_Description of the task_
Reproduce each line bearing the word "that".
# start of Material provided
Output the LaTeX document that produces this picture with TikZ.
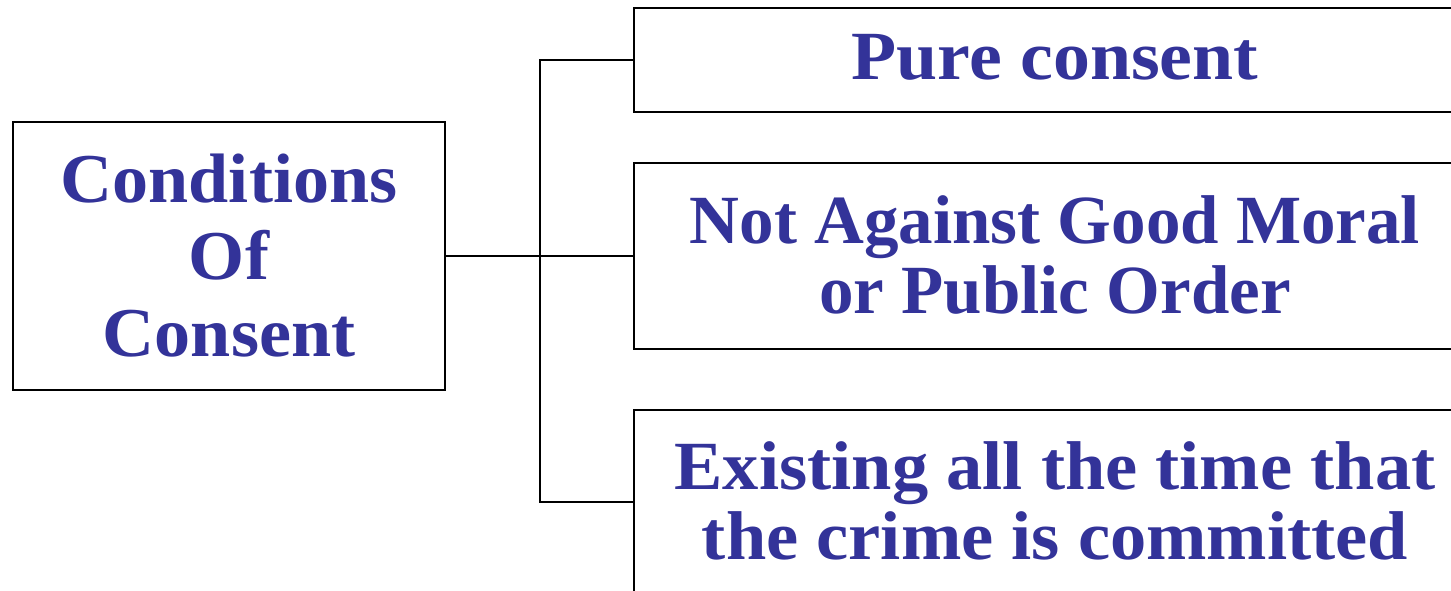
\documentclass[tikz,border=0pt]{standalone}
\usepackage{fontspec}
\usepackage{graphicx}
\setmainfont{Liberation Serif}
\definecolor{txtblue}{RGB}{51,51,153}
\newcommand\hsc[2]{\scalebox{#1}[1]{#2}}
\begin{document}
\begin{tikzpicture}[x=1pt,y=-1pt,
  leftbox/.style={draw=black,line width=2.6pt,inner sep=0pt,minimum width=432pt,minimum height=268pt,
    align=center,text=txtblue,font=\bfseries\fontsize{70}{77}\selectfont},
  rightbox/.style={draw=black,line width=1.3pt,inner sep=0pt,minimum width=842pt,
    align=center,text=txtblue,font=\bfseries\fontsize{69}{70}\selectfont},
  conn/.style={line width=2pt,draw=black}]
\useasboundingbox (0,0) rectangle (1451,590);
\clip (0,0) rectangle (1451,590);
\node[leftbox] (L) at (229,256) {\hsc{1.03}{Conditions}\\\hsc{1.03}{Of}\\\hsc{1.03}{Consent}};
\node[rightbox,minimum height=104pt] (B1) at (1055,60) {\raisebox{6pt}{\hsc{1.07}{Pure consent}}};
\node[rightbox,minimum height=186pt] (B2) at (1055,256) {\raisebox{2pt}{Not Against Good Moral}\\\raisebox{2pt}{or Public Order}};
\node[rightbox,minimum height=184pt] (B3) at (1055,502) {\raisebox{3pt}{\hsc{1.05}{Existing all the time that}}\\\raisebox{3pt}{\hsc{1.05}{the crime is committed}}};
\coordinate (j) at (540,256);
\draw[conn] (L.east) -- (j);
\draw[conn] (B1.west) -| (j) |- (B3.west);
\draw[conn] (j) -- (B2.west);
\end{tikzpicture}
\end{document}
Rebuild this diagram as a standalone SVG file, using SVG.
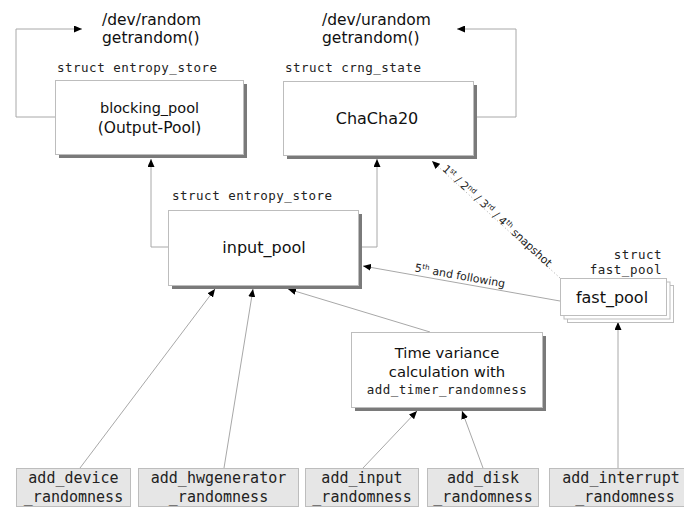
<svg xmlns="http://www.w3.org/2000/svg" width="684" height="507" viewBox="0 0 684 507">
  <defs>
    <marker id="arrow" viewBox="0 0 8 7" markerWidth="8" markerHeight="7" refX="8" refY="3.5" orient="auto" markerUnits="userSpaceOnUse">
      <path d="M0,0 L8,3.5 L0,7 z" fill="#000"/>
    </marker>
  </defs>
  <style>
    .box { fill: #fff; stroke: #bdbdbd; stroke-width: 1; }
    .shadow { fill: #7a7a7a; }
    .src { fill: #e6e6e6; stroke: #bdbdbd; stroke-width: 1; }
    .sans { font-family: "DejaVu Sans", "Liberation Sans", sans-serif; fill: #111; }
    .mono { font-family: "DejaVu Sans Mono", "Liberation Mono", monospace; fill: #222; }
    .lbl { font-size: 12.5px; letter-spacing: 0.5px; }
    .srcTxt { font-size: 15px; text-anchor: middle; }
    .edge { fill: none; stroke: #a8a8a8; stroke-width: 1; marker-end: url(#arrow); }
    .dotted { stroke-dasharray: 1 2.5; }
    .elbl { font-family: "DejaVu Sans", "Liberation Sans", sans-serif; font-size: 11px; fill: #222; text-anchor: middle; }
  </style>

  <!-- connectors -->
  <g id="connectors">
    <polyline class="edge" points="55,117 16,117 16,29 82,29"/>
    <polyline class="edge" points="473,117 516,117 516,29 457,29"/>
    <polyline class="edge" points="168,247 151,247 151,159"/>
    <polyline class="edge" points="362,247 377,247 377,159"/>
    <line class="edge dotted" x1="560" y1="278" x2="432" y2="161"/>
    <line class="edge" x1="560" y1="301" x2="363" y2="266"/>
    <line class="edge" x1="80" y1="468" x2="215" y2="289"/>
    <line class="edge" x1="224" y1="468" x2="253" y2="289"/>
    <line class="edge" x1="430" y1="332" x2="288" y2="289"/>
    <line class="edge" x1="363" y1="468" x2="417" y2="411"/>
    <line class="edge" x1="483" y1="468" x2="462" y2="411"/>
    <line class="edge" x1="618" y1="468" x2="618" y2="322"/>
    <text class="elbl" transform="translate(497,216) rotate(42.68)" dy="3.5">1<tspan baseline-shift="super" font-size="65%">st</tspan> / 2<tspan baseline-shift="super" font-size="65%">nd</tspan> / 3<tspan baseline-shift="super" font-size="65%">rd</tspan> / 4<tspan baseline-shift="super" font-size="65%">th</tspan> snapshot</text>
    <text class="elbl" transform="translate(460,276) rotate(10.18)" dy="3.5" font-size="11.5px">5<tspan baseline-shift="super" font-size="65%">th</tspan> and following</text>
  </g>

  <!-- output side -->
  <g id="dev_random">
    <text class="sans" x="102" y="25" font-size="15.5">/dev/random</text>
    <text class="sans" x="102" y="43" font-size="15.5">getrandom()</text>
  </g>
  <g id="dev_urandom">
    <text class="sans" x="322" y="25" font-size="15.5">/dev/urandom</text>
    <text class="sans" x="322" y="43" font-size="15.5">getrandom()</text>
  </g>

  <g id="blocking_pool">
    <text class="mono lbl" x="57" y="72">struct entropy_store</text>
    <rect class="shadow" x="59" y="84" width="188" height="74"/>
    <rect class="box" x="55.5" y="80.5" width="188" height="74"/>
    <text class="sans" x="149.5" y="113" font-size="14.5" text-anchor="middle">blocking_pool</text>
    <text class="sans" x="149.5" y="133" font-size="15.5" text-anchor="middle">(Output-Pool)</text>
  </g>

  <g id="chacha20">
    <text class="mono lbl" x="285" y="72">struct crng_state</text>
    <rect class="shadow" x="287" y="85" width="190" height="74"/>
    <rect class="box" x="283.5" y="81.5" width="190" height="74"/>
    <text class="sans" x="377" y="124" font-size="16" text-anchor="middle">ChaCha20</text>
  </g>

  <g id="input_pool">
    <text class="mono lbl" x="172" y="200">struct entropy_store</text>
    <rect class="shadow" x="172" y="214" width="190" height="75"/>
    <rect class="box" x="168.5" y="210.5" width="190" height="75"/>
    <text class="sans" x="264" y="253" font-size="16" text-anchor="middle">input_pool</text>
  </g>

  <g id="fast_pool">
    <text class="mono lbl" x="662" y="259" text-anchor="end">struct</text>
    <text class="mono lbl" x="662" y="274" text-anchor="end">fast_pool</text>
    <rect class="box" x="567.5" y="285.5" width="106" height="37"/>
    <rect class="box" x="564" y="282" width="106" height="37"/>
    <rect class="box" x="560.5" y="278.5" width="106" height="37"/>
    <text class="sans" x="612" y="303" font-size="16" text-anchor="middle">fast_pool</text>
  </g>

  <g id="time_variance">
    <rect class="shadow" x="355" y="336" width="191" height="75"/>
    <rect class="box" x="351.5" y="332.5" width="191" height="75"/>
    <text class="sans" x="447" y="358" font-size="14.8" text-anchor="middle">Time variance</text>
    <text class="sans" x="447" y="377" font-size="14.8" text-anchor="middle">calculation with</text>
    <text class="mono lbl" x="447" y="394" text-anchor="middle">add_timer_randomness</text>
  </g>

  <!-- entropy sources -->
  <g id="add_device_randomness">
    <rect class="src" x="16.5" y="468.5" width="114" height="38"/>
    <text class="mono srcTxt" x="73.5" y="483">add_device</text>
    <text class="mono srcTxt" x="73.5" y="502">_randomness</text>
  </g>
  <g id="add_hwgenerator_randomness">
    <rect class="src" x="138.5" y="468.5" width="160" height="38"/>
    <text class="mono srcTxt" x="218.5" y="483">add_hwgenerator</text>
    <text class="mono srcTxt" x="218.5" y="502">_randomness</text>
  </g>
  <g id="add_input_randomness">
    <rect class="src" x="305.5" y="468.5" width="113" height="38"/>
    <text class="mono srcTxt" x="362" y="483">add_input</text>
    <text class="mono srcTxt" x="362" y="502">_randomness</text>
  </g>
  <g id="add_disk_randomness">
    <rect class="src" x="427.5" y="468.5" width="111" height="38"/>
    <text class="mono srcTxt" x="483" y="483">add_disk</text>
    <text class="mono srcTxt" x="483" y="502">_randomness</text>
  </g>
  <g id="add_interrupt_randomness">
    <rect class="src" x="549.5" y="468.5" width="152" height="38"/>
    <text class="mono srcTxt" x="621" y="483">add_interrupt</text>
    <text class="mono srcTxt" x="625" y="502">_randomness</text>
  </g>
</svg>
# end of Material provided
_Exercise result_
Output the LaTeX document that produces this picture with TikZ.
\node[rightbox,minimum height=184pt] (B3) at (1055,502) {\raisebox{3pt}{\hsc{1.05}{Existing all the time that}}\\\raisebox{3pt}{\hsc{1.05}{the crime is committed}}};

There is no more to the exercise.